For decades after its factories and manufacturers moved out, Fishtown struggled to find the businesses to bring its economy back. Today, thanks to about a dozen new projects, Fishtown’s revitalization is moving forward.
The community’s leading organization, the New Kensington Community Development Corp., created a master plan for the neighborhood, specifically along Frankford Avenue between Girard and Lehigh avenues. The nonprofit organization works within the borders of Fishtown, Kensington and Port Richmond.
Henry Pyatt, the organization’s commercial corridor developer, said the plan builds on Fishtown’s strong characteristics.
“We’ve got a lot going on,” Pyatt said. “It’s a fun neighborhood to be in. As we’ve worked to rehab buildings and create new businesses and art studios, we’ve created this vibrate place where there’s lots of stuff going on.”
At one point, Fishtown was a bustling urban neighborhood, rooted in industries like shad fishing, textiles and even sporting goods. But over the years, as jobs dried up, many of the neighborhood’s residents moved out of the city. Now, Pyatt said, cities are becoming more attractive than suburban areas.
“We have space and we’re close to a lot of things, like Center City, and people want to live in a dense, urban neighborhood with people that care about and neighbors they can appreciate,” Pyatt said.
With the financial support of the city’s Corridor Management Program, which provides grants to fund improvement plans in low to moderate-income census tracks, Pyatt and the development corporation created a blueprint for the future of Frankford Avenue and Fishtown.
“Our goal was to come up with a revitalization plan that allows people to be more economically self-sufficient and creates a community that’s more inviting and welcoming,” Pyatt said.
As the commercial corridor developer, Pyatt serves as a liaison who draws new businesses and developers into the history-rich community.
“My department, economic development, is kind of like a matchmaker,” Pyatt said. “One side of the relationship is a bunch of people and the other side of the relationship is this neighborhood, and we’re finding a place for them here.”
When it comes to finding new businesses or developers for the area, the development corporation focuses on a basic framework, which gives it an opportunity to successfully multiply and expand its improvement plans in other areas of Fishtown.

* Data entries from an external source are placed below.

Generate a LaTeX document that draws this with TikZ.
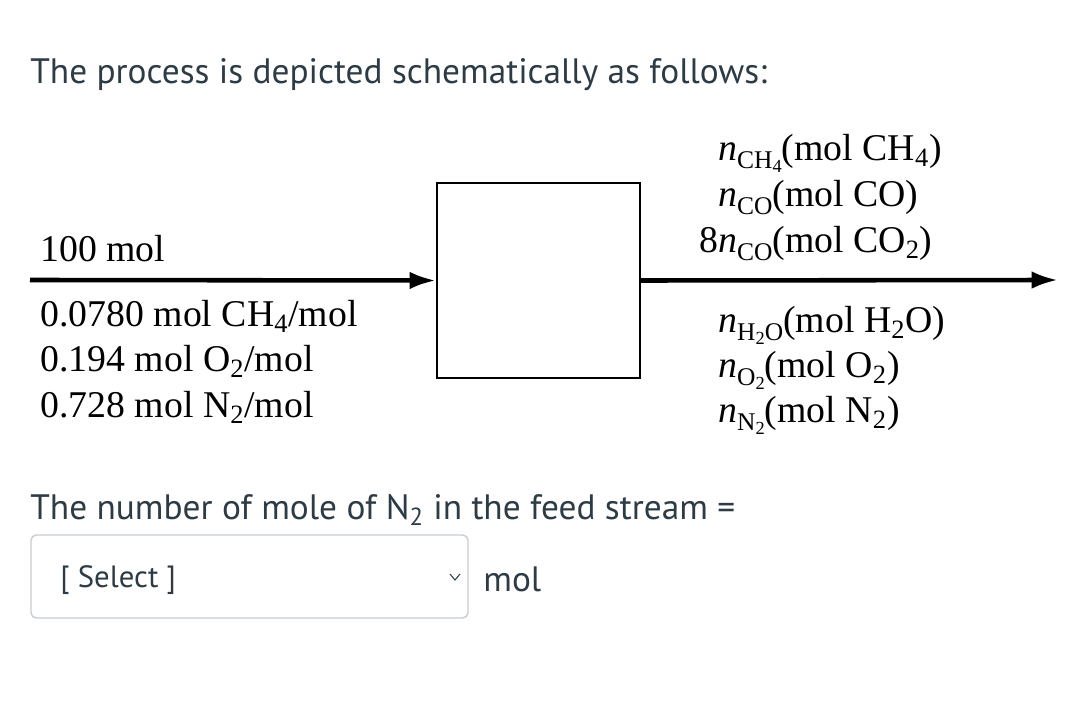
\documentclass[tikz,border=0pt]{standalone}
\usepackage{fontspec}
\setmainfont{Liberation Serif}
\newfontfamily\uifont{PT Sans}
\usetikzlibrary{arrows.meta}
\definecolor{uitext}{HTML}{2D3B45}
\definecolor{uiborder}{HTML}{C7CDD1}
\newcommand{\nsub}[1]{\textit{n}\raisebox{-0.45ex}{\fontsize{14.5}{14.5}\selectfont #1}}
\newcommand{\ssub}[1]{\raisebox{-0.35ex}{\fontsize{10.5}{10.5}\selectfont #1}}

\begin{document}
\begin{tikzpicture}[
  x=0.02cm, y=-0.02cm,
  txt/.style={font=\fontsize{21.5}{24}\selectfont, inner sep=0pt, anchor=base west},
  ui/.style={font=\uifont\fontsize{20.1}{24}\selectfont, text=uitext, inner sep=0pt, anchor=base west},
  unit/.style={draw, line width=1.2pt, minimum width=203*0.02cm, minimum height=195*0.02cm, inner sep=0pt},
  stream/.style={line width=2.6pt, -{Latex[length=15pt, width=10pt]}},
  selbox/.style={draw=uiborder, line width=0.8pt, rounded corners=3pt, minimum width=437*0.02cm,
    minimum height=83*0.02cm, inner sep=0pt}
]
\useasboundingbox (0,0) rectangle (1080,716);

\node[ui] (head) at (30,84) {The process is depicted schematically as follows:};

% unit and streams
\node[unit] (mix) at (538.5,280.5) {};
\coordinate (feed) at (30,280);
\coordinate (prod) at (1058,280);
\draw[stream] (feed) -- (mix.west);
\draw[stream] (mix.east) -- (prod);

% feed labels
\node[txt] (ftot) at (40,262) {100 mol};
\node[txt] (fch4) at (40,327) {0.0780 mol CH\textsubscript{4}/mol};
\node[txt] (fo2) at (40,372) {0.194 mol O\textsubscript{2}/mol};
\node[txt] (fn2) at (40,418) {0.728 mol N\textsubscript{2}/mol};

% product labels
\node[txt] (pch4) at (718,161) {\nsub{CH\ssub{4}}(mol CH\textsubscript{4})};
\node[txt] (pco) at (718,207) {\nsub{CO}(mol CO)};
\node[txt] (pco2) at (718,253) {\llap{8}\nsub{CO}(mol CO\textsubscript{2})};
\node[txt] (ph2o) at (718,333) {\nsub{H\ssub{2}O}(mol H\textsubscript{2}O)};
\node[txt] (po2) at (718,378) {\nsub{O\ssub{2}}(mol O\textsubscript{2})};
\node[txt] (pn2) at (718,423) {\nsub{N\ssub{2}}(mol N\textsubscript{2})};

% question
\node[ui] (ques) at (30,520) {The number of mole of N\textsubscript{2} in the feed stream =};
\node[selbox] (sel) at (249.5,576.5) {};
\node[ui, font=\uifont\fontsize{17.5}{22}\selectfont] (seltxt) at (60,588) {[ Select ]};
\draw[uitext, line width=0.6pt] (450,574) -- (455,580) -- (460,574);
\node[ui] (unitmol) at (483,592) {mol};
\end{tikzpicture}
\end{document}
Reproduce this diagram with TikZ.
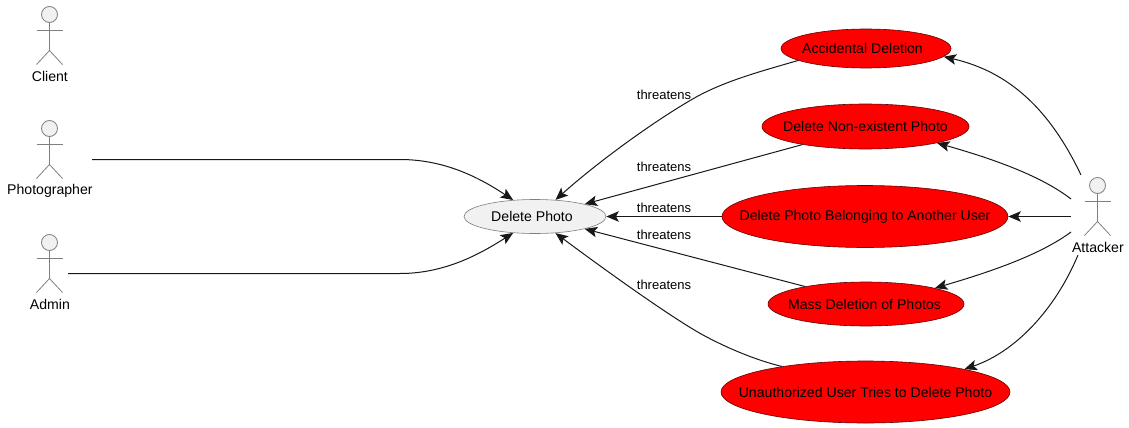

“The plan describes uses for different spaces,” Pyatt said.” “We’re looking to convert mixed-use buildings along Frankford Avenue and also high-density spaces near transit and on corners.”
The next step for Pyatt and the proposed developer or business owner is to find a plan that works for both parties.
“We try to help developers find properties that are suitable to their project and find a location that’s both complementary to their project and our neighborhood plan,” Pyatt said.
The goal of finding projects suitable for both parties has become easier for the development organization, thanks to a recent change.
“We’ve turned the corner now where we can support restaurants, which is really exciting,” Pyatt said.
One of the newest restaurants to open for business in Fishtown is The Pickled Heron, 2218 Frankford Ave. With a plate price of $12 to $25, Pyatt said the new French bistro is a game changer for Fishtown.
“That’s a big deal for us,” he said. “Until they opened, 30-40 years prior to that, there was no such thing as that kind of place.”
Daniela D’Ambrosio and Todd Braley are co-owners and co-chefs of The Pickled Heron. The restaurant, which has been operational for nine weeks, is one of about a dozen new projects slated in the community.
“Everything is happening at once and this is kind of in the middle of it,” D’Ambrosio said.
While their bistro is new to the area, D’Ambrosio and Braley have lived in Fishtown for seven years. During that time, they noticed the neighborhood was lacking any dining options outside of the typical burger joint.
“There are some great bars here, with great food, but it was missing the type of stuff you can find in Center City,” D’Ambrosio said. “After many years, we decided the neighborhood was ready for it and, we decided, why not do it for ourselves.”
The short walk between home and the restaurant were definitely incentives to open along Frankford Avenue, but the new business owners were also enticed by the financial incentives and support from the New Kensington CDC.
“It’s an untapped location right now, so rents are low,” D’Ambrosio said. “The NKCDC, the community organization, has been great in helping us with all kinds of programs the city has to offer.”
One of those programs the new restaurateurs were able to take advantage of was the City’s Storefront Improvement Program. The program helped defray the costs of refurbishing the bistro’s facade.
“For a small business just opening up, every little bit helps,” D’Ambrosio said.
Through the support of the New Kensington CDC and city redevelopment programs, new businesses, like the Pickled Heron, are contributing to the facelift of Frankford Avenue in Fishtown.